Of course this doesn’t dispose of what the rule ought to be. One way of thinking about that policy question is that the nearly unanimous rule takes the view, “Better that 10 guilty killers go free than one person who killed in proper self-defense go to prison for a long time (or be executed).” The Ohio rule, which is also the historical Framing-era rule is, “It’s slightly worse for one guilty killer to go free than for one person who killed in proper self-defense to go to prison for a long time (or be executed).” And of course one can consider variations of these rules as one shifts the burden of proof, or sets a quantum of proof at some other place, such as clear and convincing evidence. But the current law is pretty clear.

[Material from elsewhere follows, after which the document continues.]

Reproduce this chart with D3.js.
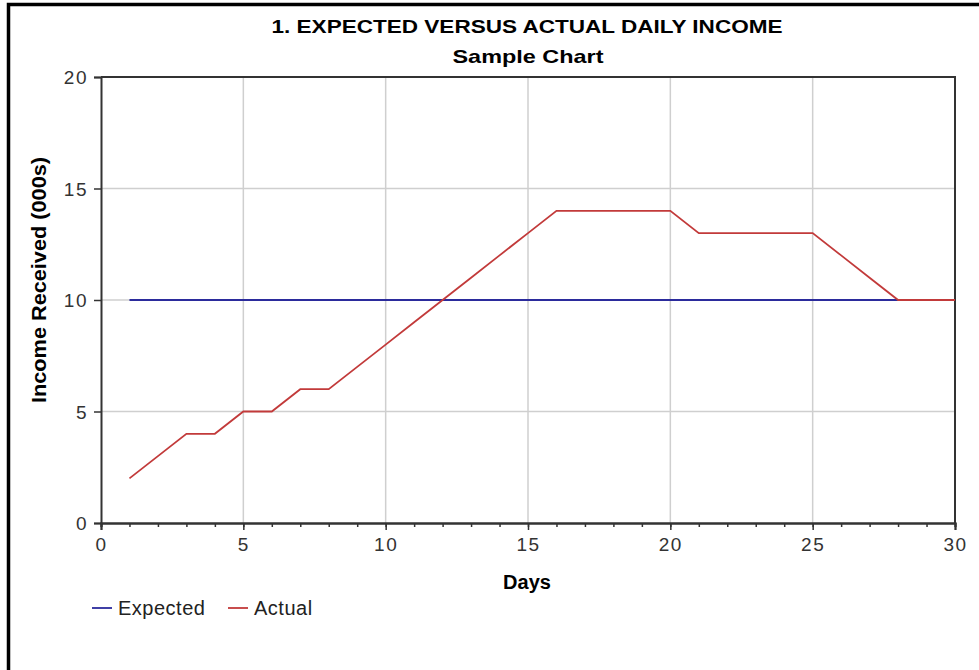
<!DOCTYPE html>
<html>
<head>
<meta charset="utf-8">
<script src="https://cdn.jsdelivr.net/npm/d3@7"></script>
<style>
  body { margin: 0; background: #fff; }
  text { font-family: "Liberation Sans", Arial, sans-serif; }
</style>
</head>
<body>
<svg id="canvas" width="979" height="670"></svg>
<script>
// chart data
const days = d3.range(1, 31)
const expected = [10,10,10,10,10,10,10,10,10,10,10,10,10,10,10,10,10,10,10,10,10,10,10,10,10,10,10,10,10,10]
const actual = [2,3,4,4,5,5,6,6,7,8,9,10,11,12,13,14,14,14,14,14,13,13,13,13,13,12,11,10,10,10]
const xTicks = [0, 5, 10, 15, 20, 25, 30]
const yTicks = [0, 5, 10, 15, 20]
const seriesNames = ["Expected", "Actual"]
const seriesColors = ["#2b2b9c", "#c23a3a"]

const svg = d3.select("#canvas")

//outer frame (only top & left are visible in the picture)
svg.append("path")
    .attr("d", "M8.5,700 L8.5,4.5 L1000,4.5")
    .attr("fill", "none")
    .attr("stroke", "#000")
    .attr("stroke-width", 3.5)

const margin = {top: 77, left: 101, right: 955, bottom: 523}
const x = d3.scaleLinear().domain([0, 30]).range([margin.left, margin.right])
const y = d3.scaleLinear().domain([0, 20]).range([margin.bottom, margin.top])

//titles
svg.append("text")
    .attr("x", 527).attr("y", 33)
    .attr("text-anchor", "middle")
    .attr("font-size", 19).attr("font-weight", "bold")
    .attr("textLength", 511).attr("lengthAdjust", "spacingAndGlyphs")
    .text("1. EXPECTED VERSUS ACTUAL DAILY INCOME")
svg.append("text")
    .attr("x", 528).attr("y", 63)
    .attr("text-anchor", "middle")
    .attr("font-size", 19).attr("font-weight", "bold")
    .attr("textLength", 151).attr("lengthAdjust", "spacingAndGlyphs")
    .text("Sample Chart")

//grid
const grid = svg.append("g").attr("stroke", "#cfcfcf").attr("stroke-width", 1.5)
grid.selectAll(".vgrid")
    .data(xTicks.filter(d => d > 0 && d < 30))
    .enter().append("line")
    .attr("x1", d => x(d)).attr("x2", d => x(d))
    .attr("y1", y(20)).attr("y2", y(0))
grid.selectAll(".hgrid")
    .data(yTicks.filter(d => d > 0 && d < 20))
    .enter().append("line")
    .attr("x1", x(0)).attr("x2", x(30))
    .attr("y1", d => y(d)).attr("y2", d => y(d))

//frame top & right
svg.append("path")
    .attr("d", `M${x(0)},${y(20)} L${x(30)},${y(20)} L${x(30)},${y(0)}`)
    .attr("fill", "none")
    .attr("stroke", "#333")
    .attr("stroke-width", 2)

//axes
const xAxis = svg.append("g")
    .attr("transform", `translate(0,${y(0)})`)
    .call(d3.axisBottom(x).tickValues(days.concat([0])).tickSize(4).tickFormat(""))
const xMajor = svg.append("g")
    .attr("transform", `translate(0,${y(0)})`)
    .call(d3.axisBottom(x).tickValues(xTicks).tickSize(7).tickPadding(8))
const yAxis = svg.append("g")
    .attr("transform", `translate(${x(0)},0)`)
    .call(d3.axisLeft(y).tickValues(yTicks).tickSize(7).tickPadding(6))

svg.selectAll(".domain").attr("stroke", "#333").attr("stroke-width", 2)
svg.selectAll(".tick line").attr("stroke", "#333").attr("stroke-width", 1.5)
svg.selectAll(".tick text")
    .attr("font-size", 19)
    .attr("letter-spacing", 1.5)
    .attr("fill", "#333")
    .attr("font-family", "Liberation Sans, Arial, sans-serif")
yAxis.selectAll(".tick text").attr("dy", "0.36em")

//axis labels
svg.append("text")
    .attr("x", 527).attr("y", 589)
    .attr("text-anchor", "middle")
    .attr("font-size", 20).attr("font-weight", "bold")
    .text("Days")
svg.append("text")
    .attr("transform", "translate(46,280) rotate(-90)")
    .attr("text-anchor", "middle")
    .attr("font-size", 20).attr("font-weight", "bold")
    .attr("textLength", 246).attr("lengthAdjust", "spacingAndGlyphs")
    .text("Income Received (000s)")

//lines
const line = d3.line().x((d, i) => x(days[i])).y(d => y(d))
svg.append("path")
    .datum(expected)
    .attr("d", line)
    .attr("fill", "none")
    .attr("stroke", seriesColors[0])
    .attr("stroke-width", 1.8)
svg.append("path")
    .datum(actual)
    .attr("d", line)
    .attr("fill", "none")
    .attr("stroke", seriesColors[1])
    .attr("stroke-width", 1.8)

//legend
const legendX = [92, 228]
const legend = svg.selectAll(".legend")
    .data(seriesNames)
    .enter().append("g")
    .attr("transform", (d, i) => `translate(${legendX[i]},608)`)
legend.append("line")
    .attr("x1", 0).attr("x2", 20)
    .attr("stroke", (d, i) => seriesColors[i])
    .attr("stroke-width", 1.8)
legend.append("text")
    .attr("x", 26).attr("y", 7)
    .attr("font-size", 20)
    .attr("letter-spacing", 0.5)
    .attr("fill", "#222")
    .text(d => d)
</script>
</body>
</html>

Sarwark and his allies are frequently wrong about the law, especially as it relates to self-defense.  In 2020, the national Libertarian Party, which Sarwark headed at the time, listed “Michael Brown” and his death as an example of “systemic” racism and “extrajudicial killings, and blatant violence toward black communities” by police. After a police officer killed Brown in self-defense, a misinformation campaign made the false claim that Brown was murdered after saying “Hands Up, Don’t Shoot.” That false claim triggered rioting, looting, and arson in cities such as Ferguson. But in 2015 the Obama Justice Department issued a report debunking that claim, noting on page 82 that “the shots fired” by the police officer “were in self-defense.” As The Washington Post reported in 2015, Ferguson police officer Darren Wilson “was justified in shooting Brown,” according to the Civil Rights Division of the Obama Justice Department. “It was reasonable for police Officer Darren Wilson to be afraid of Michael Brown in their encounter last summer, a Justice Department investigation concluded,” admitted the St. Louis Post-Dispatch. But five years later, Sarwark’s underlings were still promoting inflammatory misinformation about the Michael Brown case that had been debunked by the Justice Department.